**EXERCISE REQUIREMENTS:**
Leave out the pictures and repeat the rest of the material exactly.

* begin RECORDS FOR THIS TASK *

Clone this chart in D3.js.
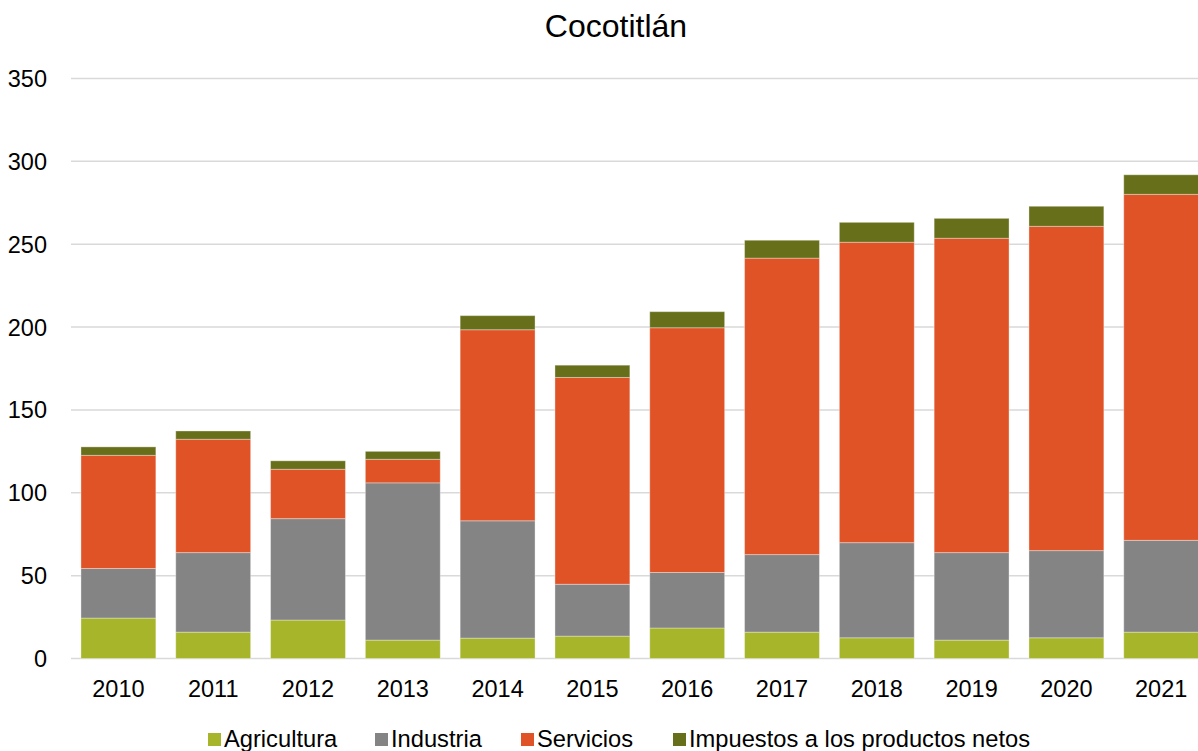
<!DOCTYPE html>
<html>
<head>
<meta charset="utf-8">
<script src="https://cdn.jsdelivr.net/npm/d3@7"></script>
<style>
  html, body { margin: 0; padding: 0; background: #fff; }
  svg { display: block; font-family: "Liberation Sans", Arial, sans-serif; }
</style>
</head>
<body>
<svg id="chart" width="1198" height="751"></svg>
<script>
const title = "Cocotitlán";
const years = ["2010","2011","2012","2013","2014","2015","2016","2017","2018","2019","2020","2021"];
const seriesNames = ["Agricultura", "Industria", "Servicios", "Impuestos a los productos netos"];
const agricultura = [24.4, 15.9, 23.2, 11.1, 12.3, 13.5, 18.4, 15.9, 12.5, 11.1, 12.5, 15.9];
const industria   = [29.9, 48.0, 61.2, 94.9, 70.8, 31.3, 33.5, 46.8, 57.4, 52.8, 52.6, 55.4];
const servicios   = [68.3, 68.4, 29.8, 14.2, 115.3, 124.8, 147.7, 178.9, 181.3, 189.7, 195.7, 208.8];
const impuestos   = [5.1, 5.0, 5.1, 4.8, 8.5, 7.4, 9.7, 10.8, 12.0, 12.0, 12.1, 11.8];
const yTicks = [0, 50, 100, 150, 200, 250, 300, 350];
const colors = ["#A6B529", "#848484", "#E05327", "#676F1A"];

const svg = d3.select("#chart");
const W = 1198, H = 751;
const left = 71, step = 94.8, y0 = 658.5, yTop = 78.5;

const x = d3.scaleBand().domain(years)
  .range([left, left + step * years.length])
  .paddingInner(0.21).paddingOuter(0.105);
const y = d3.scaleLinear().domain([0, 350]).range([y0, yTop]);

const rows = years.map((yr, i) => ({
  year: yr,
  "Agricultura": agricultura[i],
  "Industria": industria[i],
  "Servicios": servicios[i],
  "Impuestos a los productos netos": impuestos[i]
}));
const stacked = d3.stack().keys(seriesNames)(rows);

// gridlines
svg.append("g").selectAll("line").data(yTicks).join("line")
  .attr("x1", left).attr("x2", W)
  .attr("y1", d => y(d)).attr("y2", d => y(d))
  .attr("stroke", "#d9d9d9").attr("stroke-width", 1.5);

// y labels
svg.append("g").selectAll("text").data(yTicks).join("text")
  .attr("x", 47).attr("y", d => y(d))
  .attr("dy", "0.36em")
  .attr("text-anchor", "end")
  .attr("font-size", 23.5).attr("fill", "#000")
  .text(d => d);

// bars
svg.append("g").selectAll("g").data(stacked).join("g")
  .attr("fill", (d, i) => colors[i])
  .selectAll("rect").data(d => d).join("rect")
  .attr("x", d => x(d.data.year))
  .attr("width", x.bandwidth())
  .attr("y", d => y(d[1]))
  .attr("height", d => y(d[0]) - y(d[1]))
  .attr("stroke", "#ffffff").attr("stroke-opacity", 0.35).attr("stroke-width", 1);

// x labels
svg.append("g").selectAll("text").data(years).join("text")
  .attr("x", d => x(d) + x.bandwidth() / 2)
  .attr("y", 697)
  .attr("text-anchor", "middle")
  .attr("font-size", 23.5).attr("fill", "#000")
  .text(d => d);

// title
svg.append("text")
  .attr("x", 616).attr("y", 37)
  .attr("text-anchor", "middle")
  .attr("font-size", 32).attr("fill", "#000")
  .text(title);

// legend
const legendX = [208, 375, 521, 673];
const lg = svg.append("g").selectAll("g").data(seriesNames).join("g")
  .attr("transform", (d, i) => `translate(${legendX[i]},0)`);
lg.append("rect").attr("x", 0).attr("y", 733).attr("width", 13).attr("height", 13)
  .attr("fill", (d, i) => colors[i]);
lg.append("text").attr("x", 16).attr("y", 747)
  .attr("font-size", 23.7).attr("fill", "#000")
  .text(d => d);
</script>
</body>
</html>
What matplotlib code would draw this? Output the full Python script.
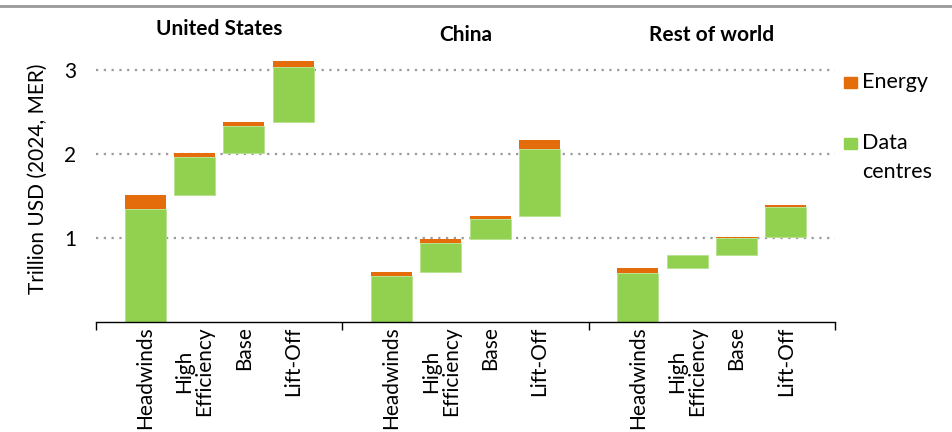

* end RECORDS FOR THIS TASK *

**SOLUTION TO THIS PROBLEM:**
Clone this chart in D3.js.
<!DOCTYPE html>
<html>
<head>
<meta charset="utf-8">
<script src="https://cdn.jsdelivr.net/npm/d3@7"></script>
<style>
  html, body { margin: 0; padding: 0; background: #fff; }
  svg { display: block; font-family: "Liberation Sans", Arial, sans-serif; }
</style>
</head>
<body>
<svg id="chart" width="1198" height="751"></svg>
<script>
const title = "Cocotitlán";
const years = ["2010","2011","2012","2013","2014","2015","2016","2017","2018","2019","2020","2021"];
const seriesNames = ["Agricultura", "Industria", "Servicios", "Impuestos a los productos netos"];
const agricultura = [24.4, 15.9, 23.2, 11.1, 12.3, 13.5, 18.4, 15.9, 12.5, 11.1, 12.5, 15.9];
const industria   = [29.9, 48.0, 61.2, 94.9, 70.8, 31.3, 33.5, 46.8, 57.4, 52.8, 52.6, 55.4];
const servicios   = [68.3, 68.4, 29.8, 14.2, 115.3, 124.8, 147.7, 178.9, 181.3, 189.7, 195.7, 208.8];
const impuestos   = [5.1, 5.0, 5.1, 4.8, 8.5, 7.4, 9.7, 10.8, 12.0, 12.0, 12.1, 11.8];
const yTicks = [0, 50, 100, 150, 200, 250, 300, 350];
const colors = ["#A6B529", "#848484", "#E05327", "#676F1A"];

const svg = d3.select("#chart");
const W = 1198, H = 751;
const left = 71, step = 94.8, y0 = 658.5, yTop = 78.5;

const x = d3.scaleBand().domain(years)
  .range([left, left + step * years.length])
  .paddingInner(0.21).paddingOuter(0.105);
const y = d3.scaleLinear().domain([0, 350]).range([y0, yTop]);

const rows = years.map((yr, i) => ({
  year: yr,
  "Agricultura": agricultura[i],
  "Industria": industria[i],
  "Servicios": servicios[i],
  "Impuestos a los productos netos": impuestos[i]
}));
const stacked = d3.stack().keys(seriesNames)(rows);

// gridlines
svg.append("g").selectAll("line").data(yTicks).join("line")
  .attr("x1", left).attr("x2", W)
  .attr("y1", d => y(d)).attr("y2", d => y(d))
  .attr("stroke", "#d9d9d9").attr("stroke-width", 1.5);

// y labels
svg.append("g").selectAll("text").data(yTicks).join("text")
  .attr("x", 47).attr("y", d => y(d))
  .attr("dy", "0.36em")
  .attr("text-anchor", "end")
  .attr("font-size", 23.5).attr("fill", "#000")
  .text(d => d);

// bars
svg.append("g").selectAll("g").data(stacked).join("g")
  .attr("fill", (d, i) => colors[i])
  .selectAll("rect").data(d => d).join("rect")
  .attr("x", d => x(d.data.year))
  .attr("width", x.bandwidth())
  .attr("y", d => y(d[1]))
  .attr("height", d => y(d[0]) - y(d[1]))
  .attr("stroke", "#ffffff").attr("stroke-opacity", 0.35).attr("stroke-width", 1);

// x labels
svg.append("g").selectAll("text").data(years).join("text")
  .attr("x", d => x(d) + x.bandwidth() / 2)
  .attr("y", 697)
  .attr("text-anchor", "middle")
  .attr("font-size", 23.5).attr("fill", "#000")
  .text(d => d);

// title
svg.append("text")
  .attr("x", 616).attr("y", 37)
  .attr("text-anchor", "middle")
  .attr("font-size", 32).attr("fill", "#000")
  .text(title);

// legend
const legendX = [208, 375, 521, 673];
const lg = svg.append("g").selectAll("g").data(seriesNames).join("g")
  .attr("transform", (d, i) => `translate(${legendX[i]},0)`);
lg.append("rect").attr("x", 0).attr("y", 733).attr("width", 13).attr("height", 13)
  .attr("fill", (d, i) => colors[i]);
lg.append("text").attr("x", 16).attr("y", 747)
  .attr("font-size", 23.7).attr("fill", "#000")
  .text(d => d);
</script>
</body>
</html>
What matplotlib code would draw this? Output the full Python script.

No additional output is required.